### [TASK DESCRIPTION]
Pictures stay out of the copy; restate everything else in the material exactly.

** BEGIN **

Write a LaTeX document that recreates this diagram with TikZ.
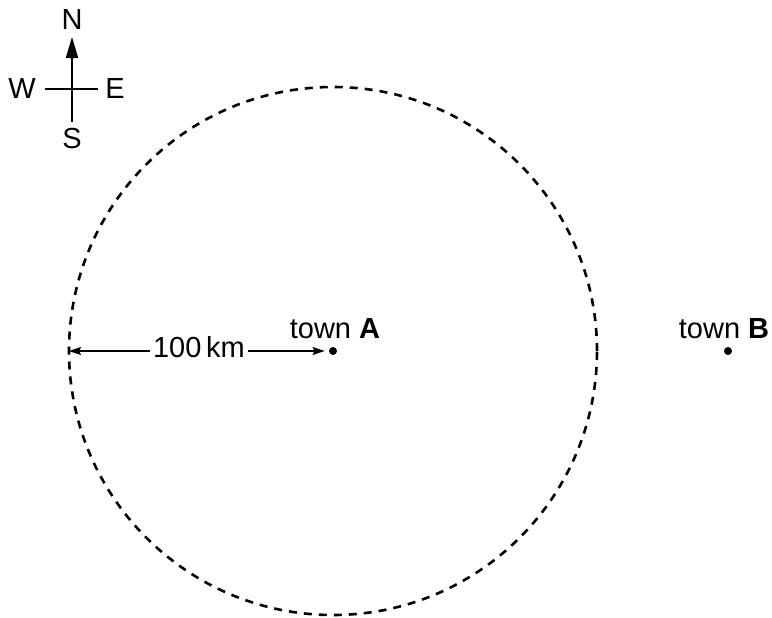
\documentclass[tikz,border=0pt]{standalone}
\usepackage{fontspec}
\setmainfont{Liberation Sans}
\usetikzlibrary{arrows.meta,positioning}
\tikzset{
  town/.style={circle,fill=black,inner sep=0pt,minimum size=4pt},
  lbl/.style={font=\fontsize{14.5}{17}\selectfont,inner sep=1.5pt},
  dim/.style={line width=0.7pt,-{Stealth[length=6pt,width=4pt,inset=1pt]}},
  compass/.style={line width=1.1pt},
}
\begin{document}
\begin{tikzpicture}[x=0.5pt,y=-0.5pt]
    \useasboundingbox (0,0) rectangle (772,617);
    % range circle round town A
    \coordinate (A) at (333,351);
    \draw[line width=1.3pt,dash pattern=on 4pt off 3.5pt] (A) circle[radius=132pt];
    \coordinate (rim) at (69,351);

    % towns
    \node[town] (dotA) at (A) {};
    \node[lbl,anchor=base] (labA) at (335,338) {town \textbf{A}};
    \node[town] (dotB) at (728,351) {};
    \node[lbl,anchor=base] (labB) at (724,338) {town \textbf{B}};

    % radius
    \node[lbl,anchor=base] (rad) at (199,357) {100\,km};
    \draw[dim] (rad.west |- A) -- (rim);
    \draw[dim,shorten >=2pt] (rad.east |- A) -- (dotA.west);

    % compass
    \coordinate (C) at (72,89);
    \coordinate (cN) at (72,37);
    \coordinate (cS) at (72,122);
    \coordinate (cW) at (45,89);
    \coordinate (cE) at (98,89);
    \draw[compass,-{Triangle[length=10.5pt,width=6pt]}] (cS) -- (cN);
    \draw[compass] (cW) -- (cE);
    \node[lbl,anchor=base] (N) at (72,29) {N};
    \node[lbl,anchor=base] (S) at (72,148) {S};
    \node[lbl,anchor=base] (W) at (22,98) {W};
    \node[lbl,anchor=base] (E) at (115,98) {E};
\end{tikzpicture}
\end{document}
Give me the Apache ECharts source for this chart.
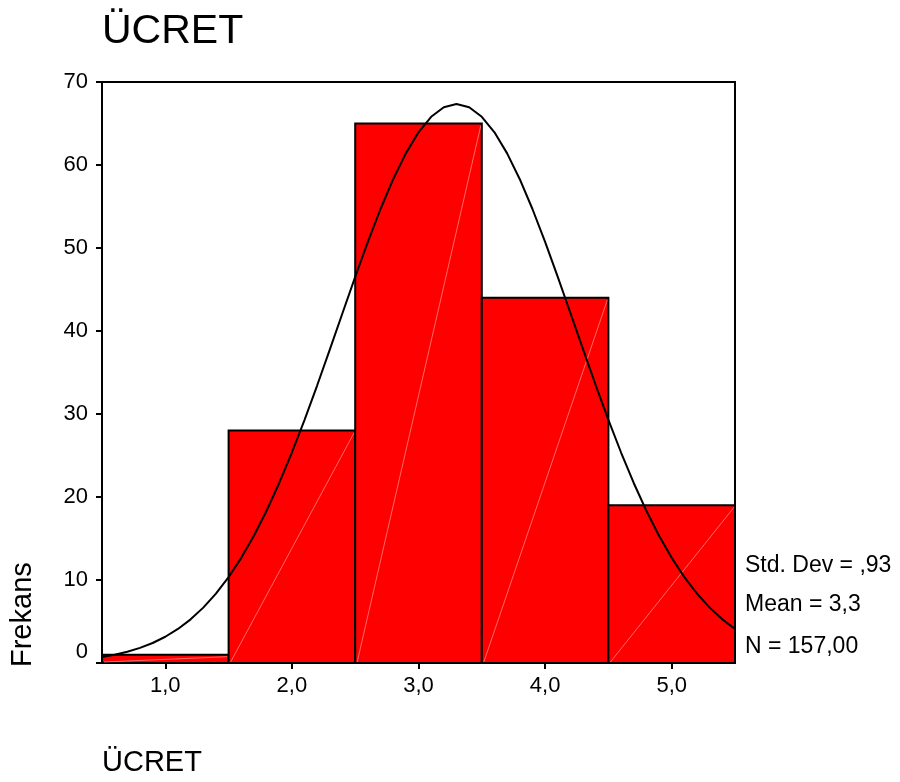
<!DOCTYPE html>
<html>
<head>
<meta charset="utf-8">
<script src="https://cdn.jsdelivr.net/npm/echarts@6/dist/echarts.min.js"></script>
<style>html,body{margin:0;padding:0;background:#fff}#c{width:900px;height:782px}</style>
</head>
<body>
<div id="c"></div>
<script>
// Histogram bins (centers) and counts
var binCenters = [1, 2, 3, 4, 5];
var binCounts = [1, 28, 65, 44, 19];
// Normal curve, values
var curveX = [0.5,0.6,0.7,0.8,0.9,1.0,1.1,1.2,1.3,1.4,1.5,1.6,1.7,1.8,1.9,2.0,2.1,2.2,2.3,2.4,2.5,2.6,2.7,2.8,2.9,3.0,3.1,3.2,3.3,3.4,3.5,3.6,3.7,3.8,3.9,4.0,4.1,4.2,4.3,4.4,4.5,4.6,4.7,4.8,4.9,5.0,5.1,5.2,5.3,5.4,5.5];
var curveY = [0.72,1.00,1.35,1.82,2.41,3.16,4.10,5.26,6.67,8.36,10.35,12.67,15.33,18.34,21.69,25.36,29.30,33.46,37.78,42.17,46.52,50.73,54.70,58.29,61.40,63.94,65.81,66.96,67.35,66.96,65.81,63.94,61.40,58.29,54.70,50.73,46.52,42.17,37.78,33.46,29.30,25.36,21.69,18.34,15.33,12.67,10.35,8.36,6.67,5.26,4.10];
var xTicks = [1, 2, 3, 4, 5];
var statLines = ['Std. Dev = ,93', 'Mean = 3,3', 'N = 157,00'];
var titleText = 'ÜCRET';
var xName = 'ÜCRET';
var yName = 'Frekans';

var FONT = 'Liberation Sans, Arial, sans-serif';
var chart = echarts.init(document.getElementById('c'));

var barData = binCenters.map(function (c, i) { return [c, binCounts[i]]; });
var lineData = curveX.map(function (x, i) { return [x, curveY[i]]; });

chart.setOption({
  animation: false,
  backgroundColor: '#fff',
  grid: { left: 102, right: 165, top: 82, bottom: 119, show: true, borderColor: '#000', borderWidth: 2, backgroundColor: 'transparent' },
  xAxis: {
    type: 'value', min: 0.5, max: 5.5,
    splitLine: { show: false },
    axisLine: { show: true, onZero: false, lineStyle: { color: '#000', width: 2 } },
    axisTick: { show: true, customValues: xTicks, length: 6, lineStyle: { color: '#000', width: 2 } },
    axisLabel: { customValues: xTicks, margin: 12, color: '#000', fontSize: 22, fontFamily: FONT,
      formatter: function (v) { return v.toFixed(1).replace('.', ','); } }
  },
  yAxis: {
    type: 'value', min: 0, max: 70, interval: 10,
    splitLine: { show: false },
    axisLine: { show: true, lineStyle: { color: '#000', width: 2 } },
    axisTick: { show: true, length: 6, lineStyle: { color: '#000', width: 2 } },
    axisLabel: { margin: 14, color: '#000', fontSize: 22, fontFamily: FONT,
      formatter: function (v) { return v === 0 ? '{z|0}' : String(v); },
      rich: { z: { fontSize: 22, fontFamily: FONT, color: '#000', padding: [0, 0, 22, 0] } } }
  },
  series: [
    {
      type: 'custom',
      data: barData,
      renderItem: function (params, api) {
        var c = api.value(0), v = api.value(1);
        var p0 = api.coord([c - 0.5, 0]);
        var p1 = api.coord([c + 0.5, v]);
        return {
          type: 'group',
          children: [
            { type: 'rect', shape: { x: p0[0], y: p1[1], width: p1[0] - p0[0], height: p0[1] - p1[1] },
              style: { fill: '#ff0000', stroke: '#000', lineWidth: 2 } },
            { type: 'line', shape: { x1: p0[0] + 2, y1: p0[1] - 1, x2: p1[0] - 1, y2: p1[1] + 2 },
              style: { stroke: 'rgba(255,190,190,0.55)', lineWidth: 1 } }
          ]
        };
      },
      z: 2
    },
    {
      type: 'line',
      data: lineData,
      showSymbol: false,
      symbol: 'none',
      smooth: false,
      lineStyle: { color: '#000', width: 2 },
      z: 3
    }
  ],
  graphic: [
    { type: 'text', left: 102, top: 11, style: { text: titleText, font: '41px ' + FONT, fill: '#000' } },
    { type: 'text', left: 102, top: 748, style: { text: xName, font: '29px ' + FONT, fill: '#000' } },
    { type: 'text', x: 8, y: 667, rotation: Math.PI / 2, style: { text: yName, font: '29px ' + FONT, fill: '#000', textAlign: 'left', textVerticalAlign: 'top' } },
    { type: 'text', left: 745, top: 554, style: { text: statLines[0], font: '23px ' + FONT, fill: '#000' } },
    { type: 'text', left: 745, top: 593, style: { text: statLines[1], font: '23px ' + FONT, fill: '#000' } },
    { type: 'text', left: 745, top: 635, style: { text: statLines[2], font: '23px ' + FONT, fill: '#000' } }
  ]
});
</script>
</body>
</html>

** END **

### [ANSWER TO THIS EXERCISE]
Write a LaTeX document that recreates this diagram with TikZ.
\documentclass[tikz,border=0pt]{standalone}
\usepackage{fontspec}
\setmainfont{Liberation Sans}
\usetikzlibrary{arrows.meta,positioning}
\tikzset{
  town/.style={circle,fill=black,inner sep=0pt,minimum size=4pt},
  lbl/.style={font=\fontsize{14.5}{17}\selectfont,inner sep=1.5pt},
  dim/.style={line width=0.7pt,-{Stealth[length=6pt,width=4pt,inset=1pt]}},
  compass/.style={line width=1.1pt},
}
\begin{document}
\begin{tikzpicture}[x=0.5pt,y=-0.5pt]
    \useasboundingbox (0,0) rectangle (772,617);
    % range circle round town A
    \coordinate (A) at (333,351);
    \draw[line width=1.3pt,dash pattern=on 4pt off 3.5pt] (A) circle[radius=132pt];
    \coordinate (rim) at (69,351);

    % towns
    \node[town] (dotA) at (A) {};
    \node[lbl,anchor=base] (labA) at (335,338) {town \textbf{A}};
    \node[town] (dotB) at (728,351) {};
    \node[lbl,anchor=base] (labB) at (724,338) {town \textbf{B}};

    % radius
    \node[lbl,anchor=base] (rad) at (199,357) {100\,km};
    \draw[dim] (rad.west |- A) -- (rim);
    \draw[dim,shorten >=2pt] (rad.east |- A) -- (dotA.west);

    % compass
    \coordinate (C) at (72,89);
    \coordinate (cN) at (72,37);
    \coordinate (cS) at (72,122);
    \coordinate (cW) at (45,89);
    \coordinate (cE) at (98,89);
    \draw[compass,-{Triangle[length=10.5pt,width=6pt]}] (cS) -- (cN);
    \draw[compass] (cW) -- (cE);
    \node[lbl,anchor=base] (N) at (72,29) {N};
    \node[lbl,anchor=base] (S) at (72,148) {S};
    \node[lbl,anchor=base] (W) at (22,98) {W};
    \node[lbl,anchor=base] (E) at (115,98) {E};
\end{tikzpicture}
\end{document}
Give me the Apache ECharts source for this chart.
<!DOCTYPE html>
<html>
<head>
<meta charset="utf-8">
<script src="https://cdn.jsdelivr.net/npm/echarts@6/dist/echarts.min.js"></script>
<style>html,body{margin:0;padding:0;background:#fff}#c{width:900px;height:782px}</style>
</head>
<body>
<div id="c"></div>
<script>
// Histogram bins (centers) and counts
var binCenters = [1, 2, 3, 4, 5];
var binCounts = [1, 28, 65, 44, 19];
// Normal curve, values
var curveX = [0.5,0.6,0.7,0.8,0.9,1.0,1.1,1.2,1.3,1.4,1.5,1.6,1.7,1.8,1.9,2.0,2.1,2.2,2.3,2.4,2.5,2.6,2.7,2.8,2.9,3.0,3.1,3.2,3.3,3.4,3.5,3.6,3.7,3.8,3.9,4.0,4.1,4.2,4.3,4.4,4.5,4.6,4.7,4.8,4.9,5.0,5.1,5.2,5.3,5.4,5.5];
var curveY = [0.72,1.00,1.35,1.82,2.41,3.16,4.10,5.26,6.67,8.36,10.35,12.67,15.33,18.34,21.69,25.36,29.30,33.46,37.78,42.17,46.52,50.73,54.70,58.29,61.40,63.94,65.81,66.96,67.35,66.96,65.81,63.94,61.40,58.29,54.70,50.73,46.52,42.17,37.78,33.46,29.30,25.36,21.69,18.34,15.33,12.67,10.35,8.36,6.67,5.26,4.10];
var xTicks = [1, 2, 3, 4, 5];
var statLines = ['Std. Dev = ,93', 'Mean = 3,3', 'N = 157,00'];
var titleText = 'ÜCRET';
var xName = 'ÜCRET';
var yName = 'Frekans';

var FONT = 'Liberation Sans, Arial, sans-serif';
var chart = echarts.init(document.getElementById('c'));

var barData = binCenters.map(function (c, i) { return [c, binCounts[i]]; });
var lineData = curveX.map(function (x, i) { return [x, curveY[i]]; });

chart.setOption({
  animation: false,
  backgroundColor: '#fff',
  grid: { left: 102, right: 165, top: 82, bottom: 119, show: true, borderColor: '#000', borderWidth: 2, backgroundColor: 'transparent' },
  xAxis: {
    type: 'value', min: 0.5, max: 5.5,
    splitLine: { show: false },
    axisLine: { show: true, onZero: false, lineStyle: { color: '#000', width: 2 } },
    axisTick: { show: true, customValues: xTicks, length: 6, lineStyle: { color: '#000', width: 2 } },
    axisLabel: { customValues: xTicks, margin: 12, color: '#000', fontSize: 22, fontFamily: FONT,
      formatter: function (v) { return v.toFixed(1).replace('.', ','); } }
  },
  yAxis: {
    type: 'value', min: 0, max: 70, interval: 10,
    splitLine: { show: false },
    axisLine: { show: true, lineStyle: { color: '#000', width: 2 } },
    axisTick: { show: true, length: 6, lineStyle: { color: '#000', width: 2 } },
    axisLabel: { margin: 14, color: '#000', fontSize: 22, fontFamily: FONT,
      formatter: function (v) { return v === 0 ? '{z|0}' : String(v); },
      rich: { z: { fontSize: 22, fontFamily: FONT, color: '#000', padding: [0, 0, 22, 0] } } }
  },
  series: [
    {
      type: 'custom',
      data: barData,
      renderItem: function (params, api) {
        var c = api.value(0), v = api.value(1);
        var p0 = api.coord([c - 0.5, 0]);
        var p1 = api.coord([c + 0.5, v]);
        return {
          type: 'group',
          children: [
            { type: 'rect', shape: { x: p0[0], y: p1[1], width: p1[0] - p0[0], height: p0[1] - p1[1] },
              style: { fill: '#ff0000', stroke: '#000', lineWidth: 2 } },
            { type: 'line', shape: { x1: p0[0] + 2, y1: p0[1] - 1, x2: p1[0] - 1, y2: p1[1] + 2 },
              style: { stroke: 'rgba(255,190,190,0.55)', lineWidth: 1 } }
          ]
        };
      },
      z: 2
    },
    {
      type: 'line',
      data: lineData,
      showSymbol: false,
      symbol: 'none',
      smooth: false,
      lineStyle: { color: '#000', width: 2 },
      z: 3
    }
  ],
  graphic: [
    { type: 'text', left: 102, top: 11, style: { text: titleText, font: '41px ' + FONT, fill: '#000' } },
    { type: 'text', left: 102, top: 748, style: { text: xName, font: '29px ' + FONT, fill: '#000' } },
    { type: 'text', x: 8, y: 667, rotation: Math.PI / 2, style: { text: yName, font: '29px ' + FONT, fill: '#000', textAlign: 'left', textVerticalAlign: 'top' } },
    { type: 'text', left: 745, top: 554, style: { text: statLines[0], font: '23px ' + FONT, fill: '#000' } },
    { type: 'text', left: 745, top: 593, style: { text: statLines[1], font: '23px ' + FONT, fill: '#000' } },
    { type: 'text', left: 745, top: 635, style: { text: statLines[2], font: '23px ' + FONT, fill: '#000' } }
  ]
});
</script>
</body>
</html>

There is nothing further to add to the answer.